Though it is debatable whether all the contributions to this volume can be lumped in one category which the editors claim to be ecological linguistics, the latter are certainly correct in arguing that matters of the ecology of language cannot be reduced to ‘socio-political, environmental and linguistic minority issues’. According to them, ecological linguistics also subsumes ‘explicitly cognitive parameters such as speaker competence, language acquisition, and universal aspects of grammaticization’. They argue that ‘corpora are considered to be the point of departure of any ecological linguistic analysis’. The question is whether corpora are all it takes to understand how languages behave and evolve; and these are considerations that should weigh heavily on the reader’s mind if they want to make ‘ecolinguistics’, or ‘the ecology of language’, or ‘ecological linguistics’ more informative about various aspects of language. They must bear in mind that it is not so much the label that explains how things work as the substance of the explanations provided by the relevant scholars. And that is certainly not lacking from the present book.
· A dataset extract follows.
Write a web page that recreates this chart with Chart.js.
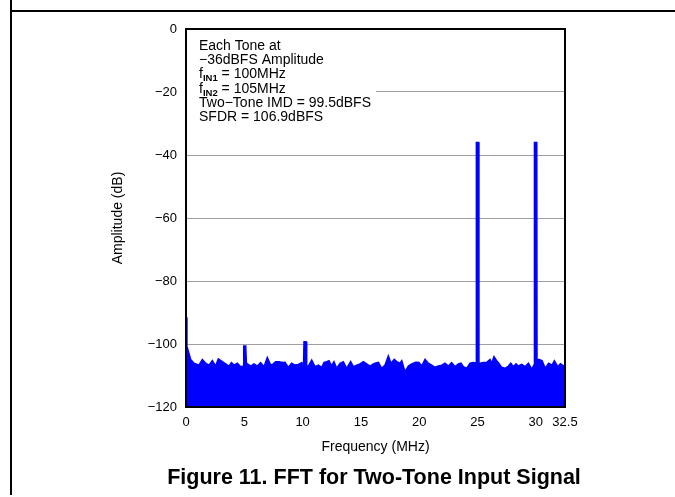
<!DOCTYPE html>
<html>
<head>
<meta charset="utf-8">
<script src="https://cdn.jsdelivr.net/npm/chart.js@4/dist/chart.umd.min.js"></script>
<style>
  html, body { margin: 0; padding: 0; background: #fff; }
  #wrap { position: relative; width: 675px; height: 497px; }
  #c { position: absolute; left: 0; top: 0; }
  .vline { position: absolute; left: 10px; top: 0; width: 1.5px; height: 495px; background: #000; }
  .hline { position: absolute; left: 10px; top: 10px; width: 665px; height: 1.5px; background: #000; }
</style>
</head>
<body>
<div id="wrap">
  <canvas id="c" width="675" height="497"></canvas>
  <div class="vline"></div>
  <div class="hline"></div>
</div>
<script>
// ---- Data ----
const freqMHz = [
  0, 0.08, 0.11, 0.4, 0.69, 1.11, 1.4, 1.69, 1.97, 2.26, 2.54, 2.77, 3.12, 3.4, 3.69, 3.89, 4.12, 4.4, 4.69, 4.9,
  4.95, 5.12, 5.18, 5.55, 5.83, 6.12, 6.4, 6.69, 6.97, 7.26, 7.49, 7.69, 7.98, 8.26,
  8.49, 8.78, 9.06, 9.35, 9.64, 9.92, 10.08, 10.12, 10.3, 10.35, 10.49, 10.78, 11.06, 11.35, 11.64, 11.84,
  12.06, 12.26, 12.49, 12.69, 12.92, 13.21, 13.49, 13.78, 14.12, 14.35, 14.64, 14.92, 15.21, 15.49, 15.78, 16.07,
  16.21, 16.5, 16.78, 17.07, 17.35, 17.58, 17.86, 18.07, 18.35, 18.5, 18.78, 19.07, 19.35, 19.7, 19.98, 20.21,
  20.5, 20.78, 21.07, 21.35, 21.64, 21.93, 22.21, 22.5, 22.78, 23.07, 23.36, 23.58, 23.78, 24.07, 24.36, 24.64,
  24.88, 24.9, 25.1, 25.12, 25.21, 25.5, 25.79, 26.07, 26.21, 26.41, 26.64, 26.87, 27.07, 27.36, 27.65, 27.85,
  28.07, 28.3, 28.5, 28.79, 29.07, 29.36, 29.65, 29.86, 29.88, 30.08, 30.1, 30.24, 30.53, 30.81, 31.1, 31.39,
  31.59, 31.88, 32.11, 32.4, 32.5
];
const amplitudeDb = [
  -91.5, -101, -101.1, -104.9, -106.1, -106.7, -104.9, -106.1, -106.7, -105.3, -107.0, -104.7, -105.6, -106.3, -107.0, -105.9, -106.7, -106.1, -107.2, -107.0,
  -100.6, -100.6, -106.1, -107.0, -106.3, -107.0, -105.9, -107.2, -104.3, -106.7, -106.3, -105.6, -105.6, -105.9,
  -105.8, -107.4, -106.1, -106.7, -106.5, -105.9, -106.5, -99.3, -99.3, -106.9, -107.0, -105.1, -107.2, -106.7, -107.4, -105.8,
  -105.6, -105.3, -106.9, -105.6, -107.7, -106.1, -105.6, -107.7, -105.6, -107.2, -106.7, -106.3, -105.6, -106.3, -107.0, -106.3,
  -106.1, -105.8, -107.7, -106.7, -103.8, -106.1, -104.9, -105.6, -106.1, -105.3, -108.8, -107.0, -106.3, -105.8, -105.9, -107.0,
  -104.9, -106.1, -106.7, -107.4, -107.0, -106.7, -106.1, -107.0, -105.9, -107.2, -106.3, -106.1, -107.2, -107.7, -106.1, -105.9,
  -106.0, -36, -36, -106.0, -106.1, -105.9, -105.8, -104.9, -106.1, -104.0, -105.3, -106.3, -107.4, -107.7, -107.0, -106.1,
  -107.2, -106.3, -107.0, -106.5, -107.2, -106.1, -108.0, -106.5, -36, -36, -105.5, -104.9, -105.3, -107.7, -106.1, -106.7,
  -105.3, -107.2, -106.3, -107.0, -107.4
];
const xTickValues = [0, 5, 10, 15, 20, 25, 30, 32.5];
const xTickLabels = ['0', '5', '10', '15', '20', '25', '30', '32.5'];
const yTickValues = [0, -20, -40, -60, -80, -100, -120];
const yTickLabels = ['0', '\u221220', '\u221240', '\u221260', '\u221280', '\u2212100', '\u2212120'];
const noteLines = [
  [['Each Tone at', 'n']],
  [['\u221236dBFS Amplitude', 'n']],
  [['f', 'n'], ['IN1', 's'], [' = 100MHz', 'n']],
  [['f', 'n'], ['IN2', 's'], [' = 105MHz', 'n']],
  [['Two\u2212Tone IMD = 99.5dBFS', 'n']],
  [['SFDR = 106.9dBFS', 'n']]
];
const xTitle = 'Frequency (MHz)';
const yTitle = 'Amplitude (dB)';
const caption = 'Figure 11. FFT for Two-Tone Input Signal';

const FONT = "'Liberation Sans', Arial, sans-serif";
Chart.defaults.color = '#000';
Chart.defaults.font.family = FONT;

const points = freqMHz.map((f, i) => ({ x: f, y: amplitudeDb[i] }));

const overlay = {
  id: 'overlay',
  beforeDatasetsDraw(chart) {
    const { ctx, chartArea: a } = chart;
    ctx.save();
    ctx.fillStyle = '#fff';
    ctx.fillRect(a.left, a.top, 376 - a.left, 112);
    ctx.fillStyle = '#000';
    ctx.textBaseline = 'alphabetic';
    let y = 50;
    noteLines.forEach(line => {
      let x = 199;
      line.forEach(([t, k]) => {
        if (k === 's') {
          ctx.font = 'bold 9.5px ' + FONT;
          ctx.fillText(t, x, y + 3);
        } else {
          ctx.font = '14px ' + FONT;
          ctx.fillText(t, x, y);
        }
        x += ctx.measureText(t).width;
      });
      y += 14.2;
    });
    ctx.restore();
  },
  afterDraw(chart) {
    const { ctx, chartArea: a } = chart;
    ctx.save();
    ctx.strokeStyle = '#000';
    ctx.lineWidth = 2;
    ctx.strokeRect(a.left, a.top, a.right - a.left, a.bottom - a.top);
    ctx.fillStyle = '#000';
    ctx.font = 'bold 21.5px ' + FONT;
    ctx.textAlign = 'center';
    ctx.textBaseline = 'middle';
    ctx.fillText(caption, 374, 478);
    ctx.restore();
  }
};

new Chart(document.getElementById('c'), {
  type: 'line',
  data: {
    datasets: [{
      data: points,
      borderColor: '#0000ff',
      backgroundColor: '#0000ff',
      borderWidth: 1.5,
      pointRadius: 0,
      fill: 'start',
      tension: 0
    }]
  },
  options: {
    responsive: false,
    animation: false,
    events: [],
    layout: { padding: { top: 29, right: 110, bottom: 0, left: 0 } },
    plugins: { legend: { display: false }, tooltip: { enabled: false }, title: { display: false } },
    scales: {
      x: {
        type: 'linear', min: 0, max: 32.5,
        afterFit: s => { s.height = 90; },
        afterBuildTicks: s => { s.ticks = xTickValues.map(v => ({ value: v })); },
        grid: { display: false, drawTicks: false },
        border: { display: false },
        ticks: {
          padding: 8, maxRotation: 0, autoSkip: false,
          font: { size: 13 },
          callback: v => { const i = xTickValues.indexOf(v); return i >= 0 ? xTickLabels[i] : ''; }
        },
        title: { display: true, text: xTitle, font: { size: 14 }, padding: { top: 0, bottom: 41.6 } }
      },
      y: {
        type: 'linear', min: -120, max: 0,
        afterFit: s => { s.width = 186; },
        afterBuildTicks: s => { s.ticks = yTickValues.map(v => ({ value: v })); },
        grid: { color: '#a0a0a0', lineWidth: 1, drawTicks: false },
        border: { display: false },
        ticks: {
          padding: 9, font: { size: 13 },
          callback: v => { const i = yTickValues.indexOf(v); return i >= 0 ? yTickLabels[i] : ''; }
        },
        title: { display: true, text: yTitle, font: { size: 14 }, padding: { top: 109.6, bottom: 0 } }
      }
    }
  },
  plugins: [overlay]
});
</script>
</body>
</html>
However, one must also distinguish between the inaccurate explanations provided by individual analysts and the potential that a particular approach holds for providing adequate explanations, for instance, because it makes it possible for the practitioners to ask the right questions and suggests adequate research avenues for answering them. Thus one must consider more carefully the implications of the editors’ claim that they ‘consider language, primarily language usage, as part of a whole (Teilganzes, according to Husserl) in a complex socio-historical–cultural system, which additionally is dependent on cognitive-neural cross-linking’. According to them, this volume offers a third, holistic kind of ecological approach to language (contact), which must be interdisciplinary and pluralistic, because no discipline alone can explain everything about it. Undoubtedly, ecology cannot subsume all explanations about every aspect of language; the message I got is that it enables linguists to address the actuation question in perhaps a more satisfactory way. The causation of change can be indirect, lying for instance in colonization, which imposes a new socio-economic structure, which in turn affects various ethnographic conditions that influence speakers’ behaviours. The approach also makes it possible to deal with the non-structural aspect of complexity regarding the cultural embeddedness of language, which guides human behaviour. The editors submit that ecology must also be understood as complex and structured in a hierarchical fashion, within which history plays a very critical role, as its effects filter through several layers of ecological conditioning to the interacting individuals. These assertions contain a novel element on which the reader is well invited ponder against the backdrop the body of empirical data that the book provides.
The editors and other contributors to the book militate for giving up some old terminology they consider ‘misleading’, proposing terms such as linguistic ecology instead of language ecology, copying instead of borrowing, code alternation instead of code-mixing/switching, and covert copy instead of calque. Along with this preoccupation arises the question of what is a ‘natural phenomenon’ in linguistics and how does one capture it in their investigation. Is there such as thing as ‘ecological data’? The reader is invited to assess this. Some chapters focus on the urban environment as a contact ecology, where individuals from different parts of a country bring different rural traditions that face the competition of others. They are modified by the emergent urban cultures, which they also help reshape, though the claim of an urban culture itself can be questioned, because of its peculiar population structure, which may prevent the emergence of homogeneous language practices shared by all. Population structure also accounts for the conditions under which a language of an elite minority can survive in an exogenous territory, such as French in the Levant, and for how long. It likewise accounts for how the Spaniards’ naming practices of the seventeenth century spread, albeit with modification, in their insular colonies of the Caribbean and undoubtedly their other colonies. The dynamics of cultural competition are particularly noteworthy, as they are influenced by colonial politics. This is a thought-provoking collection of essays that we the editors of CALC are happy to share with our readers.